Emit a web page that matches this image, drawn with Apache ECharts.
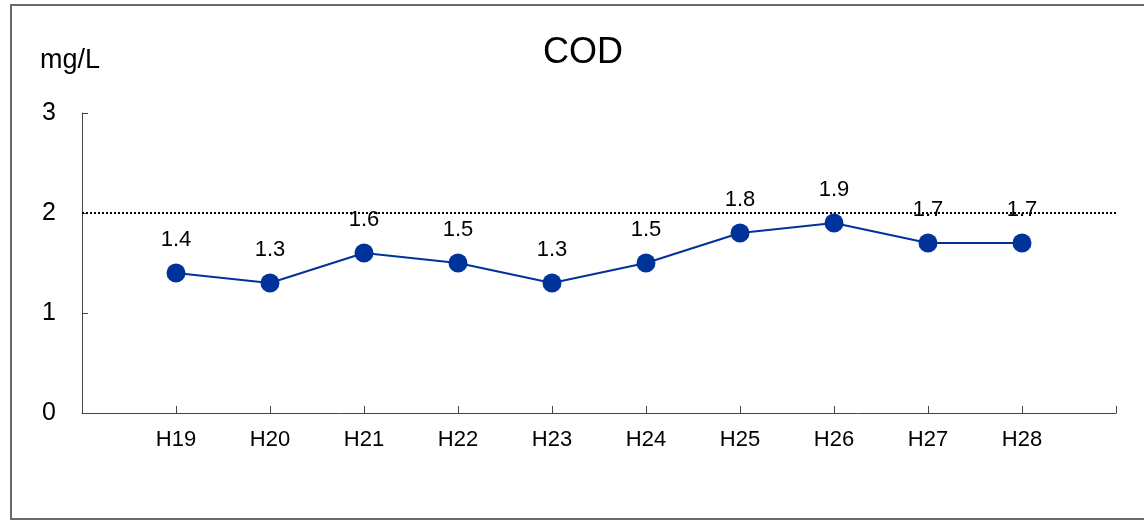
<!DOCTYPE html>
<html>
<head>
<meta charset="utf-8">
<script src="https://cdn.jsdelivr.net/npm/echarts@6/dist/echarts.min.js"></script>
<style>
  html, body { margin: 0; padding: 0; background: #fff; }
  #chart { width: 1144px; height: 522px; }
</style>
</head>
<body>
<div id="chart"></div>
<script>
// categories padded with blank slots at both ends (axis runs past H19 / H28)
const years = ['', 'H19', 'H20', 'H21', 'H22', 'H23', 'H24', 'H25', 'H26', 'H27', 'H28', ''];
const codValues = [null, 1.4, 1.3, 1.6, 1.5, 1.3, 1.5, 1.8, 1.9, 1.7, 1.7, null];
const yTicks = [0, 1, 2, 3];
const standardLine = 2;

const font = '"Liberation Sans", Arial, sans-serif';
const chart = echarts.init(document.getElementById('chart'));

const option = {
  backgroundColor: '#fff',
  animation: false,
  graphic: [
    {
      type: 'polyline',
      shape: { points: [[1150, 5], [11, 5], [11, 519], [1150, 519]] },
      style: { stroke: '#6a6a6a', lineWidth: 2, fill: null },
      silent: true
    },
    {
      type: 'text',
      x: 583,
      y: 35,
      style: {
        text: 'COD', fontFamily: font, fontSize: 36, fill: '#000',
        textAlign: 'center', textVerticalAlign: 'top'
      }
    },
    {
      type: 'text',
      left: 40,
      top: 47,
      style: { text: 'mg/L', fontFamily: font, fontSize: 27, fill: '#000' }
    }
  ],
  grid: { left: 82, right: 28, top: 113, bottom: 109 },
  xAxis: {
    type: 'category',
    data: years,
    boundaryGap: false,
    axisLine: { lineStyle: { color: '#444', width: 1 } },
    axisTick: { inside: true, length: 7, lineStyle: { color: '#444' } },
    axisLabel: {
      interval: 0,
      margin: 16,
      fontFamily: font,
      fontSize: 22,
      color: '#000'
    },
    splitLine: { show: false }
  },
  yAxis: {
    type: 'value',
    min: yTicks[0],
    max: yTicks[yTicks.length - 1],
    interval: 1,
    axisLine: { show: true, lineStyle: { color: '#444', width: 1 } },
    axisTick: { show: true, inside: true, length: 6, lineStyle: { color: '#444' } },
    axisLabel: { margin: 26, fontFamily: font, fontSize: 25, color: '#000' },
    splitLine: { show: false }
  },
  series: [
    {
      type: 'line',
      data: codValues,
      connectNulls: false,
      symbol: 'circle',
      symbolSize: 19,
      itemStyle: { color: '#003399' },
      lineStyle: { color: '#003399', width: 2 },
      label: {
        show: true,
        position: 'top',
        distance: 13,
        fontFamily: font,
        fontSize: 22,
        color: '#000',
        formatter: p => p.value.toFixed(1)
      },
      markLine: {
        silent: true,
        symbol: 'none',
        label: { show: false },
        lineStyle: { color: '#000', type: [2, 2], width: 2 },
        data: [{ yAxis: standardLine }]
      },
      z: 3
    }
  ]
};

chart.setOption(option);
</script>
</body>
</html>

> **Instructions to follow**: Repeat the listing above from its first line through the line that contains "const chart = echarts.init(document.getElementById('chart'));", both included, and nothing more. Drop the pictures.

> **Solution to the exercise**:
Emit a web page that matches this image, drawn with Apache ECharts.
<!DOCTYPE html>
<html>
<head>
<meta charset="utf-8">
<script src="https://cdn.jsdelivr.net/npm/echarts@6/dist/echarts.min.js"></script>
<style>
  html, body { margin: 0; padding: 0; background: #fff; }
  #chart { width: 1144px; height: 522px; }
</style>
</head>
<body>
<div id="chart"></div>
<script>
// categories padded with blank slots at both ends (axis runs past H19 / H28)
const years = ['', 'H19', 'H20', 'H21', 'H22', 'H23', 'H24', 'H25', 'H26', 'H27', 'H28', ''];
const codValues = [null, 1.4, 1.3, 1.6, 1.5, 1.3, 1.5, 1.8, 1.9, 1.7, 1.7, null];
const yTicks = [0, 1, 2, 3];
const standardLine = 2;

const font = '"Liberation Sans", Arial, sans-serif';
const chart = echarts.init(document.getElementById('chart'));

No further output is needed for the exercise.